Are Family and Nonfamily Tourism Businesses Different? An Examination of the Entrepreneurial Self-Efficacy-Entrepreneurial Performance Relationship
Published online on October 16, 2012
Abstract
Drawing on literature on tourism, entrepreneurship, and family businesses, this research uses a structural model to examine the relationship between entrepreneurial self-efficacy (ESE) and enterprise performance. Based on samples of family-owned (N = 158) and nonfamily-owned (N = 143) small- and medium-sized tourism enterprise owners in regional South Australia, confirmatory factor analysis, structural equation modeling, and multigroup invariance tests were used to validate the proposed structural model where ESE is the exogenous variable and performance is the endogenous variable. The study also examined if the causal model was invariant (equivalent) between family and nonfamily entrepreneurs to identify key differences between these two groups. Results support the validity of the models, with tourism business owners’ ESE having a significant positive effect on enterprise performance.
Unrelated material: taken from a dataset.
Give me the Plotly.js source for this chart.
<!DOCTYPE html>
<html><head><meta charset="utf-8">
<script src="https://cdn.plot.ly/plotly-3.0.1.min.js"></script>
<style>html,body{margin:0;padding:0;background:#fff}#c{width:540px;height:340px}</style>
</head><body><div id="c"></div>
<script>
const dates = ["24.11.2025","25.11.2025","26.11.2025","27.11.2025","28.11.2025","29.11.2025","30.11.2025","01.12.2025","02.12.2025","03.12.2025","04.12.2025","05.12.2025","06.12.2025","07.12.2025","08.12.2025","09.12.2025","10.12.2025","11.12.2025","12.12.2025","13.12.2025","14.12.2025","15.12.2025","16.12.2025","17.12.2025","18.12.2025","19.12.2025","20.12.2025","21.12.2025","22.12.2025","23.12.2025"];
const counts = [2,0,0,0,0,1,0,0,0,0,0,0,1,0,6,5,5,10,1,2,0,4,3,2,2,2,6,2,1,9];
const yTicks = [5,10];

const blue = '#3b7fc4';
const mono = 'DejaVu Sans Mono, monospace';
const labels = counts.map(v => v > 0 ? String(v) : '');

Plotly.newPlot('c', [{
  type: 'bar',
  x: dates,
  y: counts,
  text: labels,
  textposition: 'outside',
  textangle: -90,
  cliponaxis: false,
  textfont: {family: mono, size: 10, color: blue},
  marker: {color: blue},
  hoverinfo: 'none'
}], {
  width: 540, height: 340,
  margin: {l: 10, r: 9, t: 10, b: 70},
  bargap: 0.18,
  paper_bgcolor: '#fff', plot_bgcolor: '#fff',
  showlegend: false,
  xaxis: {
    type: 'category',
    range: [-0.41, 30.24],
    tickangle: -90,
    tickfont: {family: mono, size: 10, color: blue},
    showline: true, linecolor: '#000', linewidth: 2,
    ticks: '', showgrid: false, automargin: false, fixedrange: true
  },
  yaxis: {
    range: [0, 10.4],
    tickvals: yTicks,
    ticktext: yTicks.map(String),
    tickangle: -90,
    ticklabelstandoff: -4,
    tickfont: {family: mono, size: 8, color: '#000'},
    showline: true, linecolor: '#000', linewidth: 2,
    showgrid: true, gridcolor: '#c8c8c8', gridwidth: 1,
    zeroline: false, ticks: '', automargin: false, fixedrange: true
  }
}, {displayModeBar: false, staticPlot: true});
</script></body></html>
The results of the multigroup invariance tests also indicated that the measurement models, structural model, and residual structure were equal across family and nonfamily business owners. Although previous studies have suggested differences between family- and nonfamily-owned businesses with regard to pattern of ownership, governance, management and succession, business structure, goals, and strategies, this study found that the "entrepreneurial self-efficacy" of business owners (regardless of whether or not the business is family owned) is an important predictor of business performance. The findings suggest that destination managers and policy makers need to support the ESE of local tourism business owners if they wish to enhance performance within the industry and the destination.